Amy is once more at my side, and hand in hand we begin a measured walk back to the old brick factory. But our steps only heighten my grief, as I reflect that Alex and Helmut were not afforded the choice of walking this path away from the boxcar. I am reminded of the passage in Catcher in the Rye when Holden Caulfield recalls his brother Allie’s funeral and then savagely says that it began to rain and all the mourners hurried off “someplace swanky for lunch,” leaving Allie alone in his grave. I tell myself that there is nothing I can do to alter this unspeakable history and that it will do no one any good if I rend my garments or sleep every night on a bed of nails out in the rain. But I feel such helplessness and exhaustion in the face of so much cruelty, ugliness, and depravity. All I can do, I conclude, is to resume the journey, to keep on following my relatives until the end. And then to tell their story.
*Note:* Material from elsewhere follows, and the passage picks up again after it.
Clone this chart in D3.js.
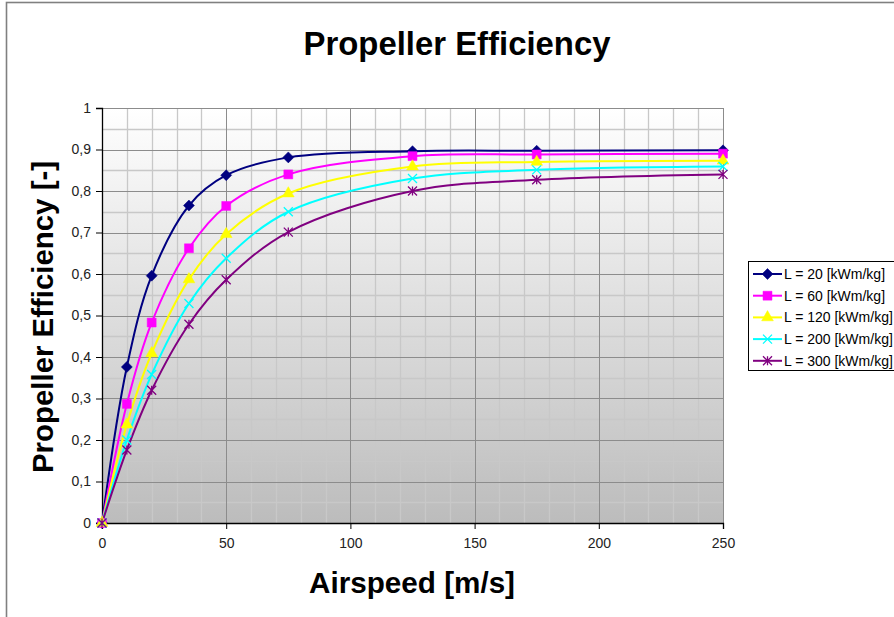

We bid farewell to Katell and wish her well, along with her colleagues, and return to the Meriva. I avert my eyes from those of Alex and Helmut as they gaze accusingly at me from their place above the rearview mirror, and we drive slowly away.

On September 10, 2012, exactly seventy years after the last train left Les Milles bound for Drancy, the memorial museum was dedicated and officially opened by French Prime Minister Jean-Marc Ayrault.